Navigating in High-Dimensional Search Space: A Hierarchical Bayesian Optimization Approach
Wenxuan Li, Taiyi Wang, Eiko Yoneki
TL;DR
HiBO presents a hierarchical Bayesian optimization framework that integrates a data-driven, adaptive global search-space partitioning navigator with a local BO optimizer to tackle high-dimensional black-box optimization. By constructing a partition tree and evaluating sampling potential with UCT, HiBO informs a partition-weighted acquisition that balances exploration and exploitation across the whole search space. Theoretical results show exponential pruning of sub-optimal regions under small partition errors, and extensive experiments demonstrate HiBO’s superior performance on synthetic high-dimensional benchmarks and a real-world DBMS tuning task, with favorable safety and efficiency metrics. The work offers a scalable approach to high-dimensional BO with practical implications for complex system configuration and automated tuning tasks.
Abstract
Optimizing black-box functions in high-dimensional search spaces has been known to be challenging for traditional Bayesian Optimization (BO).

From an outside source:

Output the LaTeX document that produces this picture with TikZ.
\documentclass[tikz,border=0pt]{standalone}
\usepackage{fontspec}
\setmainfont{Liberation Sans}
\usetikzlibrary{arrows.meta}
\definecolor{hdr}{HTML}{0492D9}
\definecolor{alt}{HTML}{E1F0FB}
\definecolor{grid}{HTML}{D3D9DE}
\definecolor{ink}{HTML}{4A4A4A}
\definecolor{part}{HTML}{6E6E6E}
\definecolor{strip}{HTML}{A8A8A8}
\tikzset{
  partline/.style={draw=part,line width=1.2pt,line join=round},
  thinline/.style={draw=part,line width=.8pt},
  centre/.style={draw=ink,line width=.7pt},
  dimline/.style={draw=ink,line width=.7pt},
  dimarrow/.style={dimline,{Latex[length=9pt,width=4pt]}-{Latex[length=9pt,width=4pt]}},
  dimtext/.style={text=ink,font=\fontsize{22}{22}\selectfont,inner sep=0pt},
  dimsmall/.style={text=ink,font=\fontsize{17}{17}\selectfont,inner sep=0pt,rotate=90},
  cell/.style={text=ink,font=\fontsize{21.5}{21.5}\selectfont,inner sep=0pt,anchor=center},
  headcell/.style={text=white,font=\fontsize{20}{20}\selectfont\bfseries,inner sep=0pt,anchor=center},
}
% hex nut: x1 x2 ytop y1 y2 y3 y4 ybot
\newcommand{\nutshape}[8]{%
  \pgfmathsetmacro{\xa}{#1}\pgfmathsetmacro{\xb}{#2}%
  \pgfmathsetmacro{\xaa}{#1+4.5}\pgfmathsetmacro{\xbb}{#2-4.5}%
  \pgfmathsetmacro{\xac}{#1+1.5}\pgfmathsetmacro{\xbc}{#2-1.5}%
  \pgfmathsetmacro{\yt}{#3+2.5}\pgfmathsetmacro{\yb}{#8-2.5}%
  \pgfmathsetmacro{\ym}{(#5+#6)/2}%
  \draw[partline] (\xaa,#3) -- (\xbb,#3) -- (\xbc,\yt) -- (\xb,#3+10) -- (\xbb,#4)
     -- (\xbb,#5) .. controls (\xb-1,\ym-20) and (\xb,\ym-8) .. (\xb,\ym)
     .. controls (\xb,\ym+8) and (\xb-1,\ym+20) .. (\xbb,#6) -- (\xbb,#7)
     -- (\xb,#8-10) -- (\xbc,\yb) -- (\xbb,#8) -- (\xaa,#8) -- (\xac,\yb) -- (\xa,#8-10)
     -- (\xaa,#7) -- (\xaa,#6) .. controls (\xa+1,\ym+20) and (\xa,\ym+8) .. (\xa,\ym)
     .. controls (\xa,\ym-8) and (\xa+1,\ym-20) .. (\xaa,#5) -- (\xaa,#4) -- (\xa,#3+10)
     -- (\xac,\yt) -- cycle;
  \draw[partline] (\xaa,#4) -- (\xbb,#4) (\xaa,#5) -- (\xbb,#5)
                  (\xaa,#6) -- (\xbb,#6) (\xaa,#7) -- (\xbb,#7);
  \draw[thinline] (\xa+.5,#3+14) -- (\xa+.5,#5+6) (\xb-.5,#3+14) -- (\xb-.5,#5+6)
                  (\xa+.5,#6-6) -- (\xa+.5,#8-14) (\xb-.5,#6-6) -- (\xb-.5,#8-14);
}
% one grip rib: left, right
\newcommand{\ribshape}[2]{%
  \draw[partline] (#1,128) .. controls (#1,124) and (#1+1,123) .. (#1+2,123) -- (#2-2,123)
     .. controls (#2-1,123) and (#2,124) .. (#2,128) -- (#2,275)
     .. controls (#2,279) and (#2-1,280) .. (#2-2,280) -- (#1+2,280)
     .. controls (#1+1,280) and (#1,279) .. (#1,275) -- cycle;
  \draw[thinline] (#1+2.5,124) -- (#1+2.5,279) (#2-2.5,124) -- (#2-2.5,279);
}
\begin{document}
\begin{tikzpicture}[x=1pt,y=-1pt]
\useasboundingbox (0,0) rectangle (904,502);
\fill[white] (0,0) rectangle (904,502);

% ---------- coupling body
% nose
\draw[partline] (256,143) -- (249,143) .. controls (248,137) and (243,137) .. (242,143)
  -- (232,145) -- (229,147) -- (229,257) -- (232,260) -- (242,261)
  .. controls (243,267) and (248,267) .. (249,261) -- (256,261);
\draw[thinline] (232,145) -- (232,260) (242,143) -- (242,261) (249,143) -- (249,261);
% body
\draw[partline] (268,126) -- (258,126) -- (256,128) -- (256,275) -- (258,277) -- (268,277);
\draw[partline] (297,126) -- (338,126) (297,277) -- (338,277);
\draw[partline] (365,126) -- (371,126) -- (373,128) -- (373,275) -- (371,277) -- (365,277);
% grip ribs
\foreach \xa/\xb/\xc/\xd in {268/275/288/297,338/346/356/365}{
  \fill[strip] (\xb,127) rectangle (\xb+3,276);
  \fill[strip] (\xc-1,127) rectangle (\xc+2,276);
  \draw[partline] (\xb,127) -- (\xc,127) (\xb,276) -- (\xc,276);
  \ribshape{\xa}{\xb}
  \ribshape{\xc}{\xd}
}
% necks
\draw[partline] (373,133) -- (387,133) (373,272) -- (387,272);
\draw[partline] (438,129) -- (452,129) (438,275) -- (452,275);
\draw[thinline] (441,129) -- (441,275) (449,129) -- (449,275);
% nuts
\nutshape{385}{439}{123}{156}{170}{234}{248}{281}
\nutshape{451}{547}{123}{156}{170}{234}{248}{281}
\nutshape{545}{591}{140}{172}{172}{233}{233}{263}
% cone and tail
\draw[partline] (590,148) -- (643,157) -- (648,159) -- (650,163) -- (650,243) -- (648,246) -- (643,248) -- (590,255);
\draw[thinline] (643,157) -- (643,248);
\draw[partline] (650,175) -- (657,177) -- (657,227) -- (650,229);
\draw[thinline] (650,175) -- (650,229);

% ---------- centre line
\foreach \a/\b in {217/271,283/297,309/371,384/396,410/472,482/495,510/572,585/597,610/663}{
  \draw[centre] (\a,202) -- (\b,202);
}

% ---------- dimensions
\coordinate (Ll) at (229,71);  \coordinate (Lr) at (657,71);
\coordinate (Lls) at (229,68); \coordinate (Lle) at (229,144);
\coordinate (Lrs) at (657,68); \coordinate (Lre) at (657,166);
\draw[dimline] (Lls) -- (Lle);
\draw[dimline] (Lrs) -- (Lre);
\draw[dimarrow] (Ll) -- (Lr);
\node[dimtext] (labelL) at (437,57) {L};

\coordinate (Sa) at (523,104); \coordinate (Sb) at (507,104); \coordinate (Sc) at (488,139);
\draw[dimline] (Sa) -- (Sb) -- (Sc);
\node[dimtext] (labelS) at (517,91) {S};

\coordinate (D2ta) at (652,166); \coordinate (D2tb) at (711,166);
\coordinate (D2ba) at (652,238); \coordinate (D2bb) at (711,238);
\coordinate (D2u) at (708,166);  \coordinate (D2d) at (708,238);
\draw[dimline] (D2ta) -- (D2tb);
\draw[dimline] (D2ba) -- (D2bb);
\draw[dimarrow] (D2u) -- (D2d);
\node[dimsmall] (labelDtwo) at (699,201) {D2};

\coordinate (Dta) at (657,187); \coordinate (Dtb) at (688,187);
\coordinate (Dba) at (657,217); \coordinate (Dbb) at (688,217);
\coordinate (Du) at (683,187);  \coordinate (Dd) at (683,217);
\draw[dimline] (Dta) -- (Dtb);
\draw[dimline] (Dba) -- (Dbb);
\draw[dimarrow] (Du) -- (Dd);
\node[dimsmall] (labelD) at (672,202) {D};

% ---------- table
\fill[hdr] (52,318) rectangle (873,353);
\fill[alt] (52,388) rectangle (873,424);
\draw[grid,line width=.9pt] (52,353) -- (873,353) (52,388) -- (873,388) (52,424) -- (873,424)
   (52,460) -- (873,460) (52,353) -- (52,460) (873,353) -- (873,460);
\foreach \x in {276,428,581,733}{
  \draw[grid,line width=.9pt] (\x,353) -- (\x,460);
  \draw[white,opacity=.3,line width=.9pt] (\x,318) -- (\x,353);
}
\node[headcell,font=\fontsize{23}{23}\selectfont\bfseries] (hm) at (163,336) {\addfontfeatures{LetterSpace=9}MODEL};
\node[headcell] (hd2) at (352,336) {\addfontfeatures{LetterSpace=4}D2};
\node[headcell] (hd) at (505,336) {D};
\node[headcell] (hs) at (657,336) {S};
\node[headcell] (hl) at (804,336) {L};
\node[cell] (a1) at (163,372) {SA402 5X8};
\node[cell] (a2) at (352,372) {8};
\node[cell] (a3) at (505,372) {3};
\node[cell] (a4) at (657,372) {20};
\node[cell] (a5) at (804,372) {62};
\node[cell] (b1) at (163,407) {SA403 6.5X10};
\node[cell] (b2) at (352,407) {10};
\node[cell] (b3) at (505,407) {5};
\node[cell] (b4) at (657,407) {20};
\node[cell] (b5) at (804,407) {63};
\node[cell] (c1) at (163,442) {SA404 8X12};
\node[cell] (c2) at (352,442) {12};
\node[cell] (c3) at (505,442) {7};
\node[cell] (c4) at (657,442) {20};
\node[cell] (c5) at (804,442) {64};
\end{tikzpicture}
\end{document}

In this paper, we introduce HiBO, a novel hierarchical algorithm integrating global-level search space partitioning information into the acquisition strategy of a local BO-based optimizer. HiBO employs a search-tree-based global-level navigator to adaptively split the search space into partitions with different sampling potential. The local optimizer then utilizes this global-level information to guide its acquisition strategy towards most promising regions within the search space. A comprehensive set of evaluations demonstrates that HiBO outperforms state-of-the-art methods in high-dimensional synthetic benchmarks and presents significant practical effectiveness in the real-world task of tuning configurations of database management systems (DBMSs).